REQUIREMENT: Produce an exact copy of all the data below, dropping every image.

SOURCE EXCERPT:
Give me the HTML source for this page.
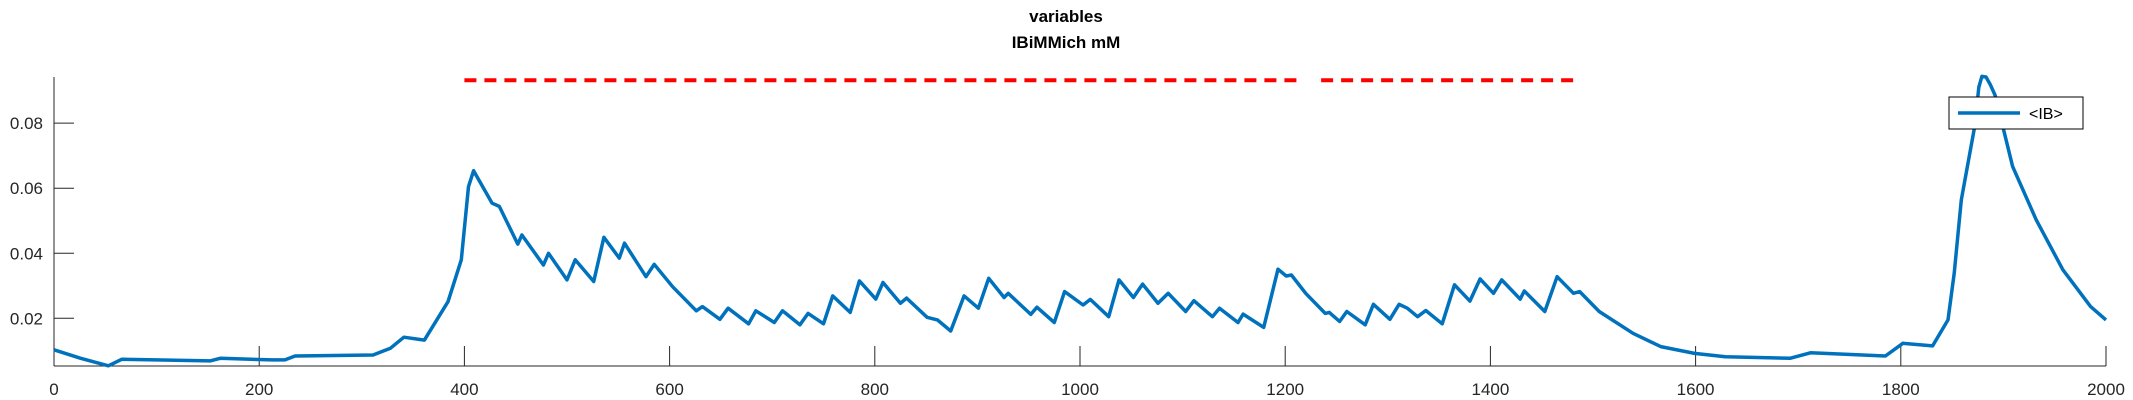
<!DOCTYPE html>
<html><head><meta charset="utf-8"><style>
html,body{margin:0;padding:0;background:#fff;width:2133px;height:400px;overflow:hidden}
svg text{font-family:"Liberation Sans",sans-serif}
</style></head><body>
<svg id="chart" width="2133" height="400" xmlns="http://www.w3.org/2000/svg">
<text x="1066" y="22" text-anchor="middle" font-size="17" font-weight="bold">variables</text>
<text x="1066" y="48" text-anchor="middle" font-size="17" font-weight="bold">IBiMMich mM</text>
<g id="axes"></g>
<g id="marks"></g>
<g>
<rect x="1949" y="97" width="134" height="32" fill="#fff" stroke="#000" stroke-width="1"/>
<line x1="1958" y1="113" x2="2020" y2="113" stroke="#0072BD" stroke-width="3.5"/>
<text x="2029" y="119" font-size="16">&lt;IB&gt;</text>
</g>
</svg>
<script>
const xs=[0,26,53,66,99,152,162,212,225,235,311,328,341,361,384,397,404,409,427,434,452,456,477,482,500,508,526,536,551,556,577,585,603,626,632,649,657,677,684,702,710,727,735,750,759,776,785,801,808,825,831,851,861,874,887,901,911,926,930,952,958,975,985,1003,1010,1028,1038,1052,1061,1076,1086,1103,1111,1129,1136,1154,1159,1179,1193,1201,1206,1220,1239,1243,1253,1260,1278,1286,1302,1311,1319,1329,1337,1353,1365,1380,1390,1403,1411,1429,1433,1453,1465,1481,1487,1506,1539,1566,1599,1629,1692,1712,1785,1802,1831,1846,1852,1859,1872,1876,1879,1883,1887,1892,1909,1932,1958,1985,2000];
const ys=[0.0103,0.0077,0.0054,0.0074,0.0072,0.0069,0.0077,0.0072,0.0072,0.0084,0.0087,0.0108,0.0142,0.0133,0.0251,0.038,0.0605,0.0654,0.0554,0.0544,0.0428,0.0456,0.0364,0.04,0.0318,0.038,0.0313,0.0449,0.0385,0.0431,0.0328,0.0366,0.0297,0.0223,0.0236,0.0197,0.0231,0.0183,0.0223,0.0187,0.0223,0.018,0.0215,0.0183,0.0269,0.0218,0.0315,0.0259,0.031,0.0246,0.0262,0.0203,0.0195,0.0161,0.0269,0.0231,0.0323,0.0264,0.0277,0.0212,0.0234,0.0187,0.0282,0.0241,0.0258,0.0205,0.0318,0.0264,0.0305,0.0246,0.0277,0.0221,0.0254,0.0205,0.0231,0.0187,0.0213,0.0172,0.0351,0.033,0.0333,0.0277,0.0215,0.0218,0.019,0.0221,0.018,0.0243,0.0197,0.0243,0.0231,0.0205,0.0224,0.0183,0.0303,0.0253,0.0321,0.0277,0.0318,0.0259,0.0284,0.0221,0.0328,0.0277,0.0282,0.0221,0.0154,0.0113,0.0092,0.0082,0.0077,0.0094,0.0084,0.0123,0.0115,0.0195,0.0338,0.0564,0.079,0.091,0.0944,0.0942,0.092,0.0885,0.0667,0.0503,0.0349,0.0236,0.0195];
const xTicks=[0,200,400,600,800,1000,1200,1400,1600,1800,2000];
const yTicks=[0.02,0.04,0.06,0.08];
const yTickLabels=["0.02","0.04","0.06","0.08"];
const thresholdY=[0.0932];
const thresholdSegments=[[400,1212],[1235,1487]];
const X0=54,X1=2106,Y0=366,Y1=77,VMIN=0.00533,VMAX=0.0942;
function sx(v){return X0+(v-0)/(2000-0)*(X1-X0);}
function sy(v){return Y0-(v-VMIN)/(VMAX-VMIN)*(Y0-Y1);}
const NS="http://www.w3.org/2000/svg";
function mk(t,a){const e=document.createElementNS(NS,t);for(const k in a)e.setAttribute(k,a[k]);return e;}
const axes=document.getElementById('axes'),marks=document.getElementById('marks');
let l=mk('line',{x1:X0,y1:Y1,x2:X0,y2:Y0,stroke:'#262626','stroke-width':1});


axes.appendChild(l);
l=mk('line',{x1:X0,y1:Y0,x2:X1,y2:Y0,stroke:'#262626','stroke-width':1});


axes.appendChild(l);
xTicks.forEach(t=>{
 const tk=mk('line',{x1:sx(t),y1:Y0,x2:sx(t),y2:Y0-20,stroke:'#262626','stroke-width':1});
 
 
 axes.appendChild(tk);
 const tx=mk('text',{x:sx(t),y:395,'text-anchor':'middle','font-size':17,fill:'#262626'});
 tx.textContent=String(t);
 
 
 axes.appendChild(tx);
});
yTicks.forEach((t,i)=>{
 const tk=mk('line',{x1:X0,y1:sy(t),x2:X0+20,y2:sy(t),stroke:'#262626','stroke-width':1});
 
 
 axes.appendChild(tk);
 const tx=mk('text',{x:43,y:sy(t)+6,'text-anchor':'end','font-size':17,fill:'#262626'});
 tx.textContent=yTickLabels[i];
 
 
 axes.appendChild(tx);
});
thresholdSegments.forEach(s=>{
 const d=mk('line',{x1:sx(s[0]),y1:sy(thresholdY[0]),x2:sx(s[1]),y2:sy(thresholdY[0]),stroke:'#ff0000','stroke-width':4,'stroke-dasharray':'12 8'});
 
 
 marks.appendChild(d);
});
const pts=xs.map((x,i)=>sx(x).toFixed(1)+','+sy(ys[i]).toFixed(1)).join(' ');
const pl=mk('polyline',{points:pts,fill:'none',stroke:'#0072BD','stroke-width':3.5,'stroke-linejoin':'round'});


marks.appendChild(pl);
</script>
</body></html>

SOLUTION TO THIS EXERCISE:
Give me the HTML source for this page.
<!DOCTYPE html>
<html><head><meta charset="utf-8"><style>
html,body{margin:0;padding:0;background:#fff;width:2133px;height:400px;overflow:hidden}
svg text{font-family:"Liberation Sans",sans-serif}
</style></head><body>
<svg id="chart" width="2133" height="400" xmlns="http://www.w3.org/2000/svg">
<text x="1066" y="22" text-anchor="middle" font-size="17" font-weight="bold">variables</text>
<text x="1066" y="48" text-anchor="middle" font-size="17" font-weight="bold">IBiMMich mM</text>
<g id="axes"></g>
<g id="marks"></g>
<g>
<rect x="1949" y="97" width="134" height="32" fill="#fff" stroke="#000" stroke-width="1"/>
<line x1="1958" y1="113" x2="2020" y2="113" stroke="#0072BD" stroke-width="3.5"/>
<text x="2029" y="119" font-size="16">&lt;IB&gt;</text>
</g>
</svg>
<script>
const xs=[0,26,53,66,99,152,162,212,225,235,311,328,341,361,384,397,404,409,427,434,452,456,477,482,500,508,526,536,551,556,577,585,603,626,632,649,657,677,684,702,710,727,735,750,759,776,785,801,808,825,831,851,861,874,887,901,911,926,930,952,958,975,985,1003,1010,1028,1038,1052,1061,1076,1086,1103,1111,1129,1136,1154,1159,1179,1193,1201,1206,1220,1239,1243,1253,1260,1278,1286,1302,1311,1319,1329,1337,1353,1365,1380,1390,1403,1411,1429,1433,1453,1465,1481,1487,1506,1539,1566,1599,1629,1692,1712,1785,1802,1831,1846,1852,1859,1872,1876,1879,1883,1887,1892,1909,1932,1958,1985,2000];
const ys=[0.0103,0.0077,0.0054,0.0074,0.0072,0.0069,0.0077,0.0072,0.0072,0.0084,0.0087,0.0108,0.0142,0.0133,0.0251,0.038,0.0605,0.0654,0.0554,0.0544,0.0428,0.0456,0.0364,0.04,0.0318,0.038,0.0313,0.0449,0.0385,0.0431,0.0328,0.0366,0.0297,0.0223,0.0236,0.0197,0.0231,0.0183,0.0223,0.0187,0.0223,0.018,0.0215,0.0183,0.0269,0.0218,0.0315,0.0259,0.031,0.0246,0.0262,0.0203,0.0195,0.0161,0.0269,0.0231,0.0323,0.0264,0.0277,0.0212,0.0234,0.0187,0.0282,0.0241,0.0258,0.0205,0.0318,0.0264,0.0305,0.0246,0.0277,0.0221,0.0254,0.0205,0.0231,0.0187,0.0213,0.0172,0.0351,0.033,0.0333,0.0277,0.0215,0.0218,0.019,0.0221,0.018,0.0243,0.0197,0.0243,0.0231,0.0205,0.0224,0.0183,0.0303,0.0253,0.0321,0.0277,0.0318,0.0259,0.0284,0.0221,0.0328,0.0277,0.0282,0.0221,0.0154,0.0113,0.0092,0.0082,0.0077,0.0094,0.0084,0.0123,0.0115,0.0195,0.0338,0.0564,0.079,0.091,0.0944,0.0942,0.092,0.0885,0.0667,0.0503,0.0349,0.0236,0.0195];
const xTicks=[0,200,400,600,800,1000,1200,1400,1600,1800,2000];
const yTicks=[0.02,0.04,0.06,0.08];
const yTickLabels=["0.02","0.04","0.06","0.08"];
const thresholdY=[0.0932];
const thresholdSegments=[[400,1212],[1235,1487]];
const X0=54,X1=2106,Y0=366,Y1=77,VMIN=0.00533,VMAX=0.0942;
function sx(v){return X0+(v-0)/(2000-0)*(X1-X0);}
function sy(v){return Y0-(v-VMIN)/(VMAX-VMIN)*(Y0-Y1);}
const NS="http://www.w3.org/2000/svg";
function mk(t,a){const e=document.createElementNS(NS,t);for(const k in a)e.setAttribute(k,a[k]);return e;}
const axes=document.getElementById('axes'),marks=document.getElementById('marks');
let l=mk('line',{x1:X0,y1:Y1,x2:X0,y2:Y0,stroke:'#262626','stroke-width':1});


axes.appendChild(l);
l=mk('line',{x1:X0,y1:Y0,x2:X1,y2:Y0,stroke:'#262626','stroke-width':1});


axes.appendChild(l);
xTicks.forEach(t=>{
 const tk=mk('line',{x1:sx(t),y1:Y0,x2:sx(t),y2:Y0-20,stroke:'#262626','stroke-width':1});
 
 
 axes.appendChild(tk);
 const tx=mk('text',{x:sx(t),y:395,'text-anchor':'middle','font-size':17,fill:'#262626'});
 tx.textContent=String(t);
 
 
 axes.appendChild(tx);
});
yTicks.forEach((t,i)=>{
 const tk=mk('line',{x1:X0,y1:sy(t),x2:X0+20,y2:sy(t),stroke:'#262626','stroke-width':1});
 
 
 axes.appendChild(tk);
 const tx=mk('text',{x:43,y:sy(t)+6,'text-anchor':'end','font-size':17,fill:'#262626'});
 tx.textContent=yTickLabels[i];
 
 
 axes.appendChild(tx);
});
thresholdSegments.forEach(s=>{
 const d=mk('line',{x1:sx(s[0]),y1:sy(thresholdY[0]),x2:sx(s[1]),y2:sy(thresholdY[0]),stroke:'#ff0000','stroke-width':4,'stroke-dasharray':'12 8'});
 
 
 marks.appendChild(d);
});
const pts=xs.map((x,i)=>sx(x).toFixed(1)+','+sy(ys[i]).toFixed(1)).join(' ');
const pl=mk('polyline',{points:pts,fill:'none',stroke:'#0072BD','stroke-width':3.5,'stroke-linejoin':'round'});


marks.appendChild(pl);
</script>
</body></html>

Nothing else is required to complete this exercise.